The UHCOP-led project, which was partially supported by GSK, examined retrospective data to identify patients more likely to fall in the coverage gap – known as the "doughnut hole" – which creates an increased cost-sharing burden on patients.
An abundance of pharmaceutical health outcomes research has shown that medication costs in general is one of the primary barriers to medication adherence.
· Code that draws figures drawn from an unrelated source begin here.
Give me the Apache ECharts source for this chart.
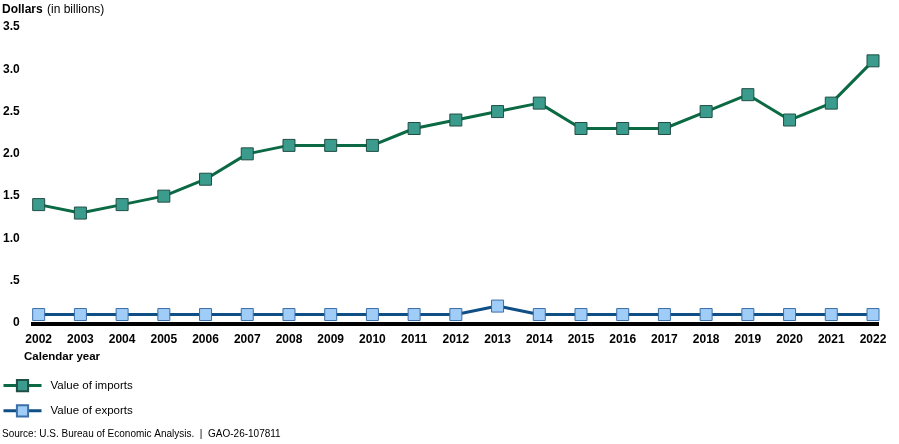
<!DOCTYPE html>
<html><head><meta charset="utf-8">
<script src="https://cdn.jsdelivr.net/npm/echarts@6/dist/echarts.min.js"></script>
<style>html,body{margin:0;padding:0;background:#fff}#c{width:899px;height:444px}</style>
</head><body><div id="c"></div>
<script>
const years = ['2002','2003','2004','2005','2006','2007','2008','2009','2010','2011','2012','2013','2014','2015','2016','2017','2018','2019','2020','2021','2022'];
const imports = [1.4,1.3,1.4,1.5,1.7,2.0,2.1,2.1,2.1,2.3,2.4,2.5,2.6,2.3,2.3,2.3,2.5,2.7,2.4,2.6,3.1];
const exports_ = [0.1,0.1,0.1,0.1,0.1,0.1,0.1,0.1,0.1,0.1,0.1,0.2,0.1,0.1,0.1,0.1,0.1,0.1,0.1,0.1,0.1];
const yTicks = {0:'0',0.5:'.5',1:'1.0',1.5:'1.5',2:'2.0',2.5:'2.5',3:'3.0',3.5:'3.5'};
const FONT = '"Liberation Sans", Arial, sans-serif';
const chart = echarts.init(document.getElementById('c'), null, {renderer:'canvas'});
function graphics(y0){
  const g = [
    {type:'text',left:2,top:4,style:{text:'Dollars',font:'bold 12px '+FONT,fill:'#000'}},
    {type:'text',left:47,top:4,style:{text:'(in billions)',font:'12px '+FONT,fill:'#000'}},
    {type:'text',left:24,top:351,style:{text:'Calendar year',font:'bold 11.5px '+FONT,fill:'#000'}},
    {type:'text',left:2,top:429,style:{text:'Source: U.S. Bureau of Economic Analysis.  |  GAO-26-107811',font:'10px '+FONT,fill:'#000'}}
  ];
  if (y0 !== undefined) g.push({type:'line',z:1,shape:{x1:31,y1:y0+1,x2:879,y2:y0+1},style:{stroke:'#000',lineWidth:4}});
  return g;
}
chart.setOption({
  animation:false,
  textStyle:{fontFamily:FONT},
  grid:{left:36,right:26,top:27,bottom:121,containLabel:false},
  xAxis:{type:'category',data:years,boundaryGap:false,
    axisLine:{show:false},axisTick:{show:false},
    axisLabel:{color:'#000',fontWeight:'bold',fontSize:12,fontFamily:FONT,margin:11}},
  yAxis:{type:'value',min:0,max:3.5,interval:0.5,
    splitLine:{show:false},axisLine:{show:false},axisTick:{show:false},
    axisLabel:{color:'#000',fontWeight:'bold',fontSize:12,fontFamily:FONT,margin:19,
      formatter:v=>yTicks[v]!==undefined?yTicks[v]:''}},
  legend:{orient:'vertical',left:2,top:379,padding:0,itemWidth:38,itemHeight:14,itemGap:12,
    lineStyle:{width:3},
    textStyle:{fontSize:11.5,color:'#000',fontFamily:FONT,padding:[0,0,0,4]},
    data:['Value of imports','Value of exports']},
  series:[
    {name:'Value of imports',type:'line',data:imports,symbol:'rect',symbolSize:12,
      lineStyle:{color:'#0b6a44',width:3},
      itemStyle:{color:'#3b9b8c',borderColor:'#1f4f45',borderWidth:1}},
    {name:'Value of exports',type:'line',data:exports_,symbol:'rect',symbolSize:12,
      lineStyle:{color:'#104f86',width:3},
      itemStyle:{color:'#9fcdf7',borderColor:'#3a6fa8',borderWidth:1}}
  ],
  graphic:graphics()
});
const y0 = chart.convertToPixel({yAxisIndex:0},0);
chart.setOption({graphic:graphics(y0)},{replaceMerge:['graphic']});
</script></body></html>
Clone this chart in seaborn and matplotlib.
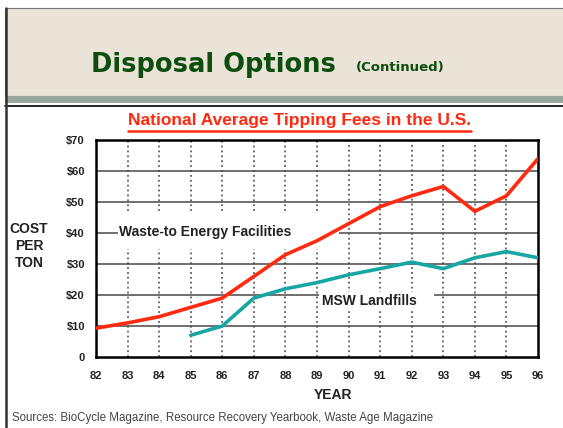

For patients in the Medicare Prescription Drug Plan, medication adherence often falters when patients enter the coverage gap but before catastrophic coverage begins (or a new plan year begins) due to the patient's higher out-of-pocket expenses.
Whereas other poor medication adherence for other disease states may also lead to health complications and hospitalizations/readmissions over a longer term, the negative health impacts of poor medication adherence are more immediate for COPD patients due to the nature of their disease state. As a result, health complications in COPD patients typically are more complex and often require hospitalization.
The goal of the project recognized at AMCP was to identify plan beneficiaries as potential candidates for medication therapy management services, counseling on drug utilization or other quality initiatives.
The project was led by Sujit S. Sansgiry, Ph.D., UHCOP associate professor of Pharmaceutical Health Outcomes and Policy (PHOP), and coauthors Archita Bhansali, M.S. ('13), PHOP Ph.D. candidate; Omar Serna, Pharm.D. ('08), BCACP, Cigna HealthSpring clinical pharmacy manager and UHCOP alumnus; UHCOP faculty members Marc L. Fleming, Ph.D., MPH, R.Ph., assistant professor, and Susan Abughosh, Ph.D., assistant professor; and GSK's Michelle Kamdar, Pharm.D., health outcomes director, National Accounts, and Richard Stanford, Pharm.D., senior director, Customer Engagement Value Evidence and Outcomes.
"This was a truly collaborative effort of a pharmaceutical manufacturer and an insurance provider to identify factors associated with COPD patients who do not have adequate access to medications in government-sponsored programs, such as Medicare," Sansgiry said. "Ultimately, no one wins when COPD patients are not adherent to their medication regiments, so this study provides the data to further consider strategies in which the patients either don't reach the gap or their cost burden can be reduced while they're in the gap."